Bret Easton Ellis wasn’t too happy about this – “Mary was going to have to cut $4m out of the budget if she wasn’t going to cast a major star,” said the author later. “And I thought, Bale? He’s Welsh! And wasn’t he that kid in that Spielberg movie?” Yet despite all these hiccups, shooting finally began in March 1999.

A DEFINING FILM MOMENT

Which brings us back to the present day. It’s difficult to underestimate the influence of the film. Not only a groundbreaking adaptation, in many ways it also prefigured the rise of the metrosexual, inspiring men everywhere to fetishise designer clothes and aspire to a gym-toned physique – but without decapitating prostitutes with a chain saw. And for director Harron, this is the reason why its appeal has risen so steadily – reflecting, as it does, the shallow, glossy era we are living in.

“Its reputation has changed remarkably,” says Harron, who has since worked with Pressman again on an adaptation of the equally controversial novel The Moth Diaries. “I am very surprised by the impact it has had, particularly on young people. A few days ago I was in Starbucks. I gave the girl behind the counter my credit card and she looked at it and said, ‘You made my favourite film.’”

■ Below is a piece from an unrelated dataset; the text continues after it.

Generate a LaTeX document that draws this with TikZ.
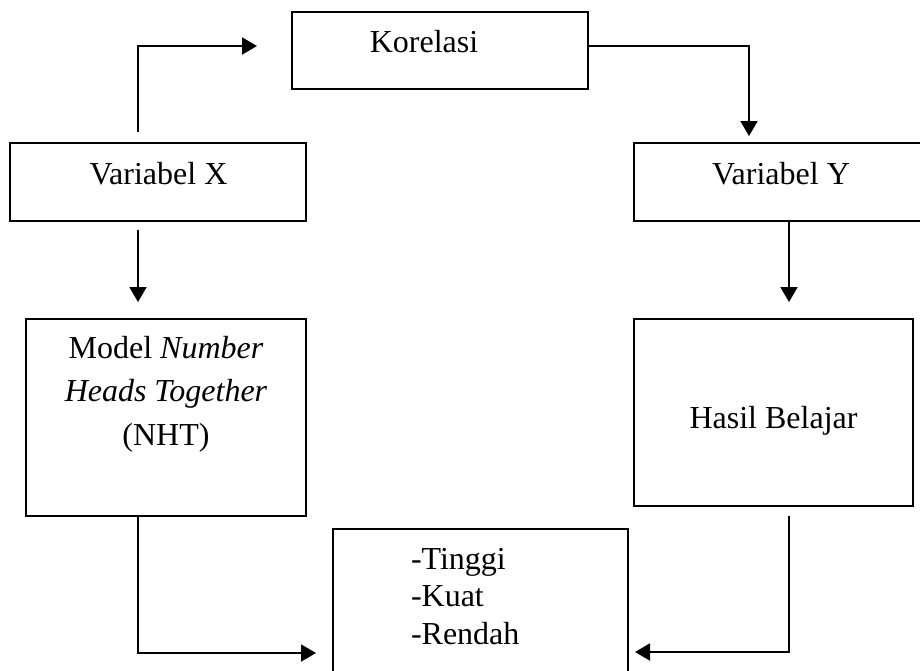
\documentclass[tikz,border=0pt]{standalone}
\usepackage{fontspec}
\setmainfont{Liberation Serif}
\usetikzlibrary{arrows.meta}

\begin{document}
\begin{tikzpicture}[x=0.5pt,y=-0.5pt,
  box/.style={draw,line width=1pt,inner sep=0pt,outer sep=0pt},
  txt/.style={font=\fontsize{16}{21.75}\selectfont,inner sep=0pt,outer sep=0pt},
  arr/.style={line width=1pt,-{Triangle[length=7.5pt,width=8.5pt]}}
]
\useasboundingbox (0,0) rectangle (920,670);

% Boxes
\node[box,minimum width=148pt,minimum height=38.5pt] (kor) at (440,50.5) {};
\node[box,minimum width=148pt,minimum height=39pt] (varx) at (158,182) {};
\node[box,minimum width=148pt,minimum height=39pt] (vary) at (782,182) {};
\node[box,minimum width=140pt,minimum height=98.5pt] (nht) at (166,417.5) {};
\node[box,minimum width=139.5pt,minimum height=93.5pt] (hasil) at (773.5,412.5) {};
\node[box,minimum width=147.5pt,minimum height=85.5pt] (hub) at (480.5,614.5) {};

% Texts
\node[txt,anchor=base] (kortxt) at (424,52) {Korelasi};
\node[txt,anchor=base] (varxtxt) at (158.5,184) {Variabel X};
\node[txt,anchor=base] (varytxt) at (781,184) {Variabel Y};
\node[txt,anchor=base,align=center] (nhttxt) at (166,445)
  {Model \textit{Number}\\ \textit{Heads Together}\\ (NHT)};
\node[txt,anchor=base] (hasiltxt) at (773.5,428) {Hasil Belajar};
\node[txt,anchor=base west,align=left,font=\fontsize{16}{18.75}\selectfont] (hubtxt) at (411,644)
  {-Tinggi\\ -Kuat\\ -Rendah};

% Arrows
\draw[arr] ([xshift=-10pt,yshift=5.5pt]varx.north) |- ([xshift=-17.5pt,yshift=2.25pt]kor.west);
\draw[arr] ([yshift=2.25pt]kor.east) -| ([xshift=-16.5pt,yshift=3.5pt]vary.north);
\draw[arr] ([xshift=-10pt,yshift=-4.5pt]varx.south) -- ([xshift=-14pt,yshift=8.5pt]nht.north);
\draw[arr] ([xshift=3.5pt]vary.south) -- ([xshift=7.75pt,yshift=8.5pt]hasil.north);
\draw[arr] ([xshift=-14pt]nht.south) |- ([xshift=-8.5pt,yshift=-19.25pt]hub.west);
\draw[arr] ([xshift=7.75pt,yshift=-5pt]hasil.south) |- ([xshift=3.5pt,yshift=-18.75pt]hub.east);

\end{tikzpicture}
\end{document}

Pressman concurs, though he’s found the film’s audience stretches far beyond coffee-counter girls. “When people say that a film I worked on affected them, they almost always say it was American Psycho or Wall Street. And they’re usually urban alpha males, that somehow identified with Bateman or with [Gordon] Gekko [played by Michael Douglas in Wall Street], even though,” he notes, “they’re really villains.”

American Psycho, then: you don’t have to be an unhinged male city slicker to like it, though it might – just might – help.